Task brief:
Return each line of the data below verbatim; pictures are to be left out.

Source excerpt:
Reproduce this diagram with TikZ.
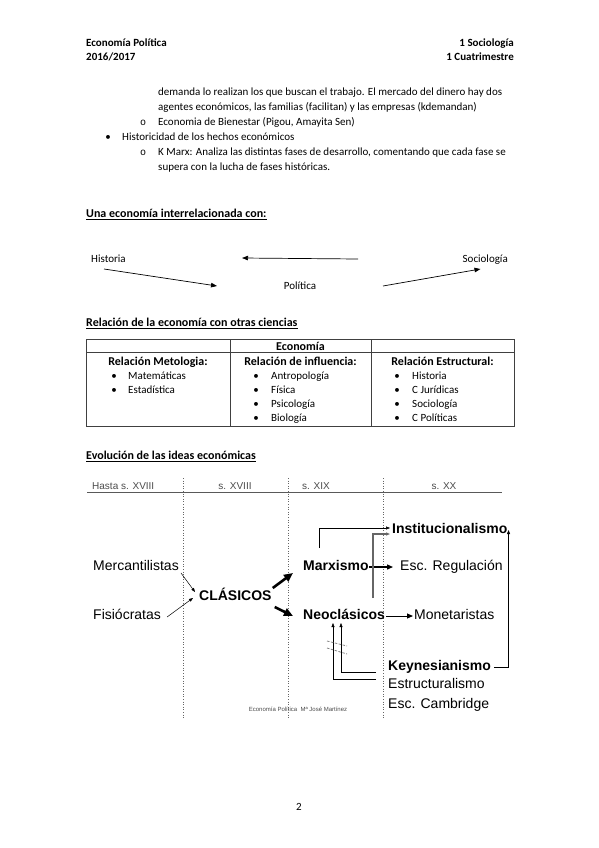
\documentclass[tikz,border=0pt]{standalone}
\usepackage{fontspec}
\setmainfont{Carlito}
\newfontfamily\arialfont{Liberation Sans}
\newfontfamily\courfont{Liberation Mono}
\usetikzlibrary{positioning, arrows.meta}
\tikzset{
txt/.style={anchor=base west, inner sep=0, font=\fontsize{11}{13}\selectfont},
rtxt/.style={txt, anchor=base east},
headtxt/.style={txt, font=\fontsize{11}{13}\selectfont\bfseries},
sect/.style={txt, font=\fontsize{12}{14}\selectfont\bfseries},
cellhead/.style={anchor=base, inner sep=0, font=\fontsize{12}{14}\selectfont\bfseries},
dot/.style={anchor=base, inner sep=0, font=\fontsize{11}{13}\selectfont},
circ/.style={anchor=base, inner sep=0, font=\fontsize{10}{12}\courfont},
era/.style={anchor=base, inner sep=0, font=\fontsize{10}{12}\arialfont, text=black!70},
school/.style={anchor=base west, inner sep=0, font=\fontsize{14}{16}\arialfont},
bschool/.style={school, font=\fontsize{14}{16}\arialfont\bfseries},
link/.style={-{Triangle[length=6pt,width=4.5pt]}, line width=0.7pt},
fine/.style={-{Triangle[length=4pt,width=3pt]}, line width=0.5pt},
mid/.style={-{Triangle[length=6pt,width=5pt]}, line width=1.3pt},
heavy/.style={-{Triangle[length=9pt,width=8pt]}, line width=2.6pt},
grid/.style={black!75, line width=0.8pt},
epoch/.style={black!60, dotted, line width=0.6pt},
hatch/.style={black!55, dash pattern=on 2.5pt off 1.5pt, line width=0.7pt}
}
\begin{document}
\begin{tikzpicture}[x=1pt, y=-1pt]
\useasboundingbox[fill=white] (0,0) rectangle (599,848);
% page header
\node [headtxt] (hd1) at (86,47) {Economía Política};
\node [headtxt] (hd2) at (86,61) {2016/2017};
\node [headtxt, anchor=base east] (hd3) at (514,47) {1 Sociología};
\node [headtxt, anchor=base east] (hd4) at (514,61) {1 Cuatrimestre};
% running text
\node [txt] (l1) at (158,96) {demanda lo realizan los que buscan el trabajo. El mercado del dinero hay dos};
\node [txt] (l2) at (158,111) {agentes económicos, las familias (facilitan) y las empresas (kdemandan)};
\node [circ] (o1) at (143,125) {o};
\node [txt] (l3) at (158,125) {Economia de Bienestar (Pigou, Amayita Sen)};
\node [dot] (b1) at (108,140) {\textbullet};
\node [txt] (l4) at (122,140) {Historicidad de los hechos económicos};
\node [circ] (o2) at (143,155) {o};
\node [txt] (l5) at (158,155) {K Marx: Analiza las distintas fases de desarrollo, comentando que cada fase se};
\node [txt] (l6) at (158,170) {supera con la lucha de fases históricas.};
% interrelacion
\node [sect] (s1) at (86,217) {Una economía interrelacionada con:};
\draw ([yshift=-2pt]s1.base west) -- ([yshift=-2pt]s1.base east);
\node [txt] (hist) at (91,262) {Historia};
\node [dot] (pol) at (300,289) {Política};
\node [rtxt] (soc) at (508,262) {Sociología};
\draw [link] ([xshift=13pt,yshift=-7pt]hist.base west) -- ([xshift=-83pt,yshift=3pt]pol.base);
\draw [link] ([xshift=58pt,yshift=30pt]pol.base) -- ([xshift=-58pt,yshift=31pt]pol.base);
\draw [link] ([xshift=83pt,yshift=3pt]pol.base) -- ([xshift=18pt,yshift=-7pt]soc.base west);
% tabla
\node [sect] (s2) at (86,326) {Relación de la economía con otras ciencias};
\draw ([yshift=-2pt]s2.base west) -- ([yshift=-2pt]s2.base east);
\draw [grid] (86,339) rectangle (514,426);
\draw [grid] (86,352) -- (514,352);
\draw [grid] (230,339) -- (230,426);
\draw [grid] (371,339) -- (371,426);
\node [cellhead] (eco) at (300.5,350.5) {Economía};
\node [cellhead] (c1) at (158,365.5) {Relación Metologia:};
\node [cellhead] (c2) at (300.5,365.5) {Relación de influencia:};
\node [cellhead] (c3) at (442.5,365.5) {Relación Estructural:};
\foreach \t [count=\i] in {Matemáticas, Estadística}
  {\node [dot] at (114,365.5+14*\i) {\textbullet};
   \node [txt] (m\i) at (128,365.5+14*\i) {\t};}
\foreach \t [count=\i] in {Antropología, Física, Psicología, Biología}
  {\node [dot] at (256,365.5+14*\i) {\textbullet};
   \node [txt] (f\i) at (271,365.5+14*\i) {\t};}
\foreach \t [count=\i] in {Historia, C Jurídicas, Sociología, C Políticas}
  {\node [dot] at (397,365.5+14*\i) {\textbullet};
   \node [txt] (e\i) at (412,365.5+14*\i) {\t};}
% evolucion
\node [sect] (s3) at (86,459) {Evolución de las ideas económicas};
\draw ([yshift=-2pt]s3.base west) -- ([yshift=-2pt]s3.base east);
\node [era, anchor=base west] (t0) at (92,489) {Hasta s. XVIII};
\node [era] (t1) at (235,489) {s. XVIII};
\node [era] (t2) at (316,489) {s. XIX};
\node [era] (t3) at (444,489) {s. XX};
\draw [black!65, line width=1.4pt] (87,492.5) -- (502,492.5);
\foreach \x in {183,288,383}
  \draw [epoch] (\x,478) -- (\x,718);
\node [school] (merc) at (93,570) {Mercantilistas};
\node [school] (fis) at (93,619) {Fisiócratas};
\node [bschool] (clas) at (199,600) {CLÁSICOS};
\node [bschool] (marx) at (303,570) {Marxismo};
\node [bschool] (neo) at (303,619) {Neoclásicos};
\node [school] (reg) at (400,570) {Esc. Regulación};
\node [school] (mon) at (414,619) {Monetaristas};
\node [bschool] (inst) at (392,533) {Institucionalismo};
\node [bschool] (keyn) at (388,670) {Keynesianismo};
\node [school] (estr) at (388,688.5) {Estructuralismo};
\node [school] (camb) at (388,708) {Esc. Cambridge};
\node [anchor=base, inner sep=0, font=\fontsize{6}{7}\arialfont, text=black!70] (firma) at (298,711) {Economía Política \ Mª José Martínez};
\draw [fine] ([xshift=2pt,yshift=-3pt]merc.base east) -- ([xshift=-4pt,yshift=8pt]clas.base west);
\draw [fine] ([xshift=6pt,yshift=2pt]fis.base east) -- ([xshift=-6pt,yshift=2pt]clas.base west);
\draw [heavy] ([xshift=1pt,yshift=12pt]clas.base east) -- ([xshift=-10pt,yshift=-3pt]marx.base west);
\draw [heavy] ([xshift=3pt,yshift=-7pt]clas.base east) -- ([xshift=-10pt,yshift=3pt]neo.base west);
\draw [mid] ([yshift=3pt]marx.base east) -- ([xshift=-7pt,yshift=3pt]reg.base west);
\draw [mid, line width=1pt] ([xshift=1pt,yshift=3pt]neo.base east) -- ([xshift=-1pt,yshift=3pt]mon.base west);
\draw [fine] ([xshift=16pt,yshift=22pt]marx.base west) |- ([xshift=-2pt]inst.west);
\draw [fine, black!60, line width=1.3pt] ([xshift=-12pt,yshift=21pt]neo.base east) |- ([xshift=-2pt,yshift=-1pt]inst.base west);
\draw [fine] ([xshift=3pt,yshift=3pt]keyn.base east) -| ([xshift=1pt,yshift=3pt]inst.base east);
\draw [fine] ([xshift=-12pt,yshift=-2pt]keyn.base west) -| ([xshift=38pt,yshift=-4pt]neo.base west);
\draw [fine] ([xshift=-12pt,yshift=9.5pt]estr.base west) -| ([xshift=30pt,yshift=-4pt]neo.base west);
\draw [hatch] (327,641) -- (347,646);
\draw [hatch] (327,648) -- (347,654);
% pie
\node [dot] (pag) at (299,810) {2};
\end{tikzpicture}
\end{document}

Response:
Reproduce this diagram with TikZ.
\documentclass[tikz,border=0pt]{standalone}
\usepackage{fontspec}
\setmainfont{Carlito}
\newfontfamily\arialfont{Liberation Sans}
\newfontfamily\courfont{Liberation Mono}
\usetikzlibrary{positioning, arrows.meta}
\tikzset{
txt/.style={anchor=base west, inner sep=0, font=\fontsize{11}{13}\selectfont},
rtxt/.style={txt, anchor=base east},
headtxt/.style={txt, font=\fontsize{11}{13}\selectfont\bfseries},
sect/.style={txt, font=\fontsize{12}{14}\selectfont\bfseries},
cellhead/.style={anchor=base, inner sep=0, font=\fontsize{12}{14}\selectfont\bfseries},
dot/.style={anchor=base, inner sep=0, font=\fontsize{11}{13}\selectfont},
circ/.style={anchor=base, inner sep=0, font=\fontsize{10}{12}\courfont},
era/.style={anchor=base, inner sep=0, font=\fontsize{10}{12}\arialfont, text=black!70},
school/.style={anchor=base west, inner sep=0, font=\fontsize{14}{16}\arialfont},
bschool/.style={school, font=\fontsize{14}{16}\arialfont\bfseries},
link/.style={-{Triangle[length=6pt,width=4.5pt]}, line width=0.7pt},
fine/.style={-{Triangle[length=4pt,width=3pt]}, line width=0.5pt},
mid/.style={-{Triangle[length=6pt,width=5pt]}, line width=1.3pt},
heavy/.style={-{Triangle[length=9pt,width=8pt]}, line width=2.6pt},
grid/.style={black!75, line width=0.8pt},
epoch/.style={black!60, dotted, line width=0.6pt},
hatch/.style={black!55, dash pattern=on 2.5pt off 1.5pt, line width=0.7pt}
}
\begin{document}
\begin{tikzpicture}[x=1pt, y=-1pt]
\useasboundingbox[fill=white] (0,0) rectangle (599,848);
% page header
\node [headtxt] (hd1) at (86,47) {Economía Política};
\node [headtxt] (hd2) at (86,61) {2016/2017};
\node [headtxt, anchor=base east] (hd3) at (514,47) {1 Sociología};
\node [headtxt, anchor=base east] (hd4) at (514,61) {1 Cuatrimestre};
% running text
\node [txt] (l1) at (158,96) {demanda lo realizan los que buscan el trabajo. El mercado del dinero hay dos};
\node [txt] (l2) at (158,111) {agentes económicos, las familias (facilitan) y las empresas (kdemandan)};
\node [circ] (o1) at (143,125) {o};
\node [txt] (l3) at (158,125) {Economia de Bienestar (Pigou, Amayita Sen)};
\node [dot] (b1) at (108,140) {\textbullet};
\node [txt] (l4) at (122,140) {Historicidad de los hechos económicos};
\node [circ] (o2) at (143,155) {o};
\node [txt] (l5) at (158,155) {K Marx: Analiza las distintas fases de desarrollo, comentando que cada fase se};
\node [txt] (l6) at (158,170) {supera con la lucha de fases históricas.};
% interrelacion
\node [sect] (s1) at (86,217) {Una economía interrelacionada con:};
\draw ([yshift=-2pt]s1.base west) -- ([yshift=-2pt]s1.base east);
\node [txt] (hist) at (91,262) {Historia};
\node [dot] (pol) at (300,289) {Política};
\node [rtxt] (soc) at (508,262) {Sociología};
\draw [link] ([xshift=13pt,yshift=-7pt]hist.base west) -- ([xshift=-83pt,yshift=3pt]pol.base);
\draw [link] ([xshift=58pt,yshift=30pt]pol.base) -- ([xshift=-58pt,yshift=31pt]pol.base);
\draw [link] ([xshift=83pt,yshift=3pt]pol.base) -- ([xshift=18pt,yshift=-7pt]soc.base west);
% tabla
\node [sect] (s2) at (86,326) {Relación de la economía con otras ciencias};
\draw ([yshift=-2pt]s2.base west) -- ([yshift=-2pt]s2.base east);
\draw [grid] (86,339) rectangle (514,426);
\draw [grid] (86,352) -- (514,352);
\draw [grid] (230,339) -- (230,426);
\draw [grid] (371,339) -- (371,426);
\node [cellhead] (eco) at (300.5,350.5) {Economía};
\node [cellhead] (c1) at (158,365.5) {Relación Metologia:};
\node [cellhead] (c2) at (300.5,365.5) {Relación de influencia:};
\node [cellhead] (c3) at (442.5,365.5) {Relación Estructural:};
\foreach \t [count=\i] in {Matemáticas, Estadística}
  {\node [dot] at (114,365.5+14*\i) {\textbullet};
   \node [txt] (m\i) at (128,365.5+14*\i) {\t};}
\foreach \t [count=\i] in {Antropología, Física, Psicología, Biología}
  {\node [dot] at (256,365.5+14*\i) {\textbullet};
   \node [txt] (f\i) at (271,365.5+14*\i) {\t};}
\foreach \t [count=\i] in {Historia, C Jurídicas, Sociología, C Políticas}
  {\node [dot] at (397,365.5+14*\i) {\textbullet};
   \node [txt] (e\i) at (412,365.5+14*\i) {\t};}
% evolucion
\node [sect] (s3) at (86,459) {Evolución de las ideas económicas};
\draw ([yshift=-2pt]s3.base west) -- ([yshift=-2pt]s3.base east);
\node [era, anchor=base west] (t0) at (92,489) {Hasta s. XVIII};
\node [era] (t1) at (235,489) {s. XVIII};
\node [era] (t2) at (316,489) {s. XIX};
\node [era] (t3) at (444,489) {s. XX};
\draw [black!65, line width=1.4pt] (87,492.5) -- (502,492.5);
\foreach \x in {183,288,383}
  \draw [epoch] (\x,478) -- (\x,718);
\node [school] (merc) at (93,570) {Mercantilistas};
\node [school] (fis) at (93,619) {Fisiócratas};
\node [bschool] (clas) at (199,600) {CLÁSICOS};
\node [bschool] (marx) at (303,570) {Marxismo};
\node [bschool] (neo) at (303,619) {Neoclásicos};
\node [school] (reg) at (400,570) {Esc. Regulación};
\node [school] (mon) at (414,619) {Monetaristas};
\node [bschool] (inst) at (392,533) {Institucionalismo};
\node [bschool] (keyn) at (388,670) {Keynesianismo};
\node [school] (estr) at (388,688.5) {Estructuralismo};
\node [school] (camb) at (388,708) {Esc. Cambridge};
\node [anchor=base, inner sep=0, font=\fontsize{6}{7}\arialfont, text=black!70] (firma) at (298,711) {Economía Política \ Mª José Martínez};
\draw [fine] ([xshift=2pt,yshift=-3pt]merc.base east) -- ([xshift=-4pt,yshift=8pt]clas.base west);
\draw [fine] ([xshift=6pt,yshift=2pt]fis.base east) -- ([xshift=-6pt,yshift=2pt]clas.base west);
\draw [heavy] ([xshift=1pt,yshift=12pt]clas.base east) -- ([xshift=-10pt,yshift=-3pt]marx.base west);
\draw [heavy] ([xshift=3pt,yshift=-7pt]clas.base east) -- ([xshift=-10pt,yshift=3pt]neo.base west);
\draw [mid] ([yshift=3pt]marx.base east) -- ([xshift=-7pt,yshift=3pt]reg.base west);
\draw [mid, line width=1pt] ([xshift=1pt,yshift=3pt]neo.base east) -- ([xshift=-1pt,yshift=3pt]mon.base west);
\draw [fine] ([xshift=16pt,yshift=22pt]marx.base west) |- ([xshift=-2pt]inst.west);
\draw [fine, black!60, line width=1.3pt] ([xshift=-12pt,yshift=21pt]neo.base east) |- ([xshift=-2pt,yshift=-1pt]inst.base west);
\draw [fine] ([xshift=3pt,yshift=3pt]keyn.base east) -| ([xshift=1pt,yshift=3pt]inst.base east);
\draw [fine] ([xshift=-12pt,yshift=-2pt]keyn.base west) -| ([xshift=38pt,yshift=-4pt]neo.base west);
\draw [fine] ([xshift=-12pt,yshift=9.5pt]estr.base west) -| ([xshift=30pt,yshift=-4pt]neo.base west);
\draw [hatch] (327,641) -- (347,646);
\draw [hatch] (327,648) -- (347,654);
% pie
\node [dot] (pag) at (299,810) {2};
\end{tikzpicture}
\end{document}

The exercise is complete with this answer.